Go command and invalid URLs

In the spec currently it is unclear how URLs are parsed/resolved with 
the Go command[1]. It is not quite clear from the HTML Navigate 
algorithm what happens when you pass it something other than an absolute 
URL, yet we just blindly pass it the user-supplied string. Therefore I 
conclude that we are responsible for ensuring that we pass it something 
that is an absolute URL. There are two cases we have to consider:

1) Strings that cannot be parsed as any kind of URL e.g. "http://a]b" I 
am of the opinion that we should return an error in these cases because 
the probability that someone is trying to test invalid url handling is 
much smaller than the probability that they have made a typo.

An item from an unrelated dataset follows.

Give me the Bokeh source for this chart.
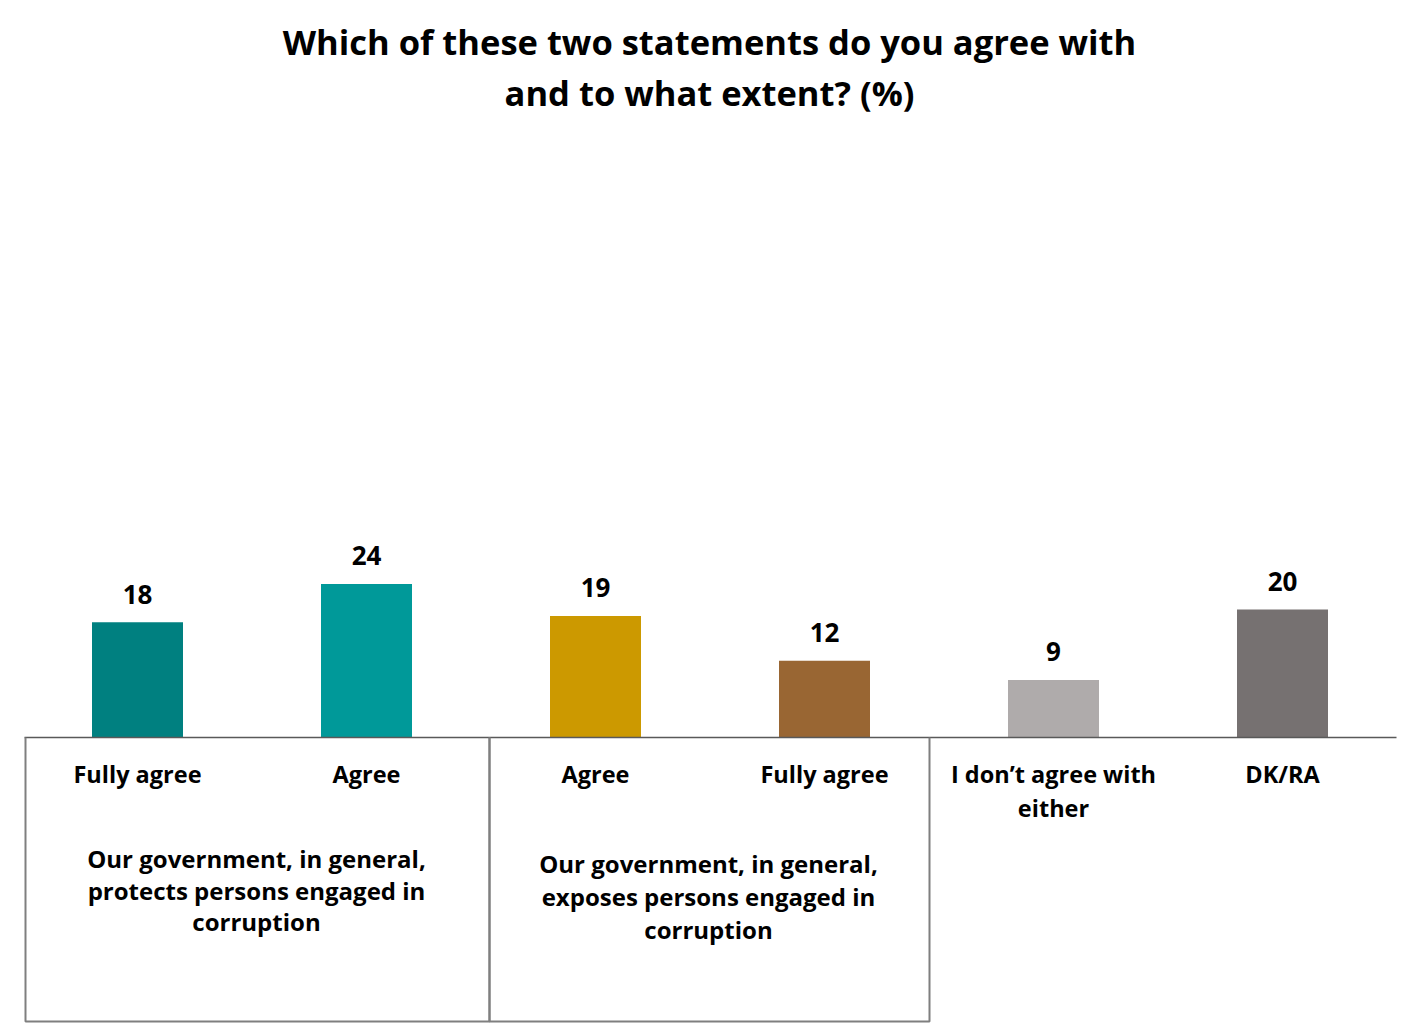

2) Strings that are not absolute URLs, but could be relative urls e.g. 
"foo" or "example.org". I am of the opinion that we should treat these 
as relative URLs and resolve them relative to the current document, as 
would happen if they were in links. This has the benefit of being a 
useful feature (you can navigate to resources without always having to 
construct an absolute URL in the client) and being simple to specify. It 
does mean that people can't pass in schemeless URLs and expect them to 
be converted into http[s] urls, or whatever, but a client could 
implement that behaviour if it desired. In the case that a string can't 
be treated as a relative URL e.g. because the scheme doesn't support 
relative URLs (e.g. data:), I believe an error should be returned.


[1] Side note: I think the name "Get" was better. It causes the browser 
to GET a particular URL. Seems clear enough.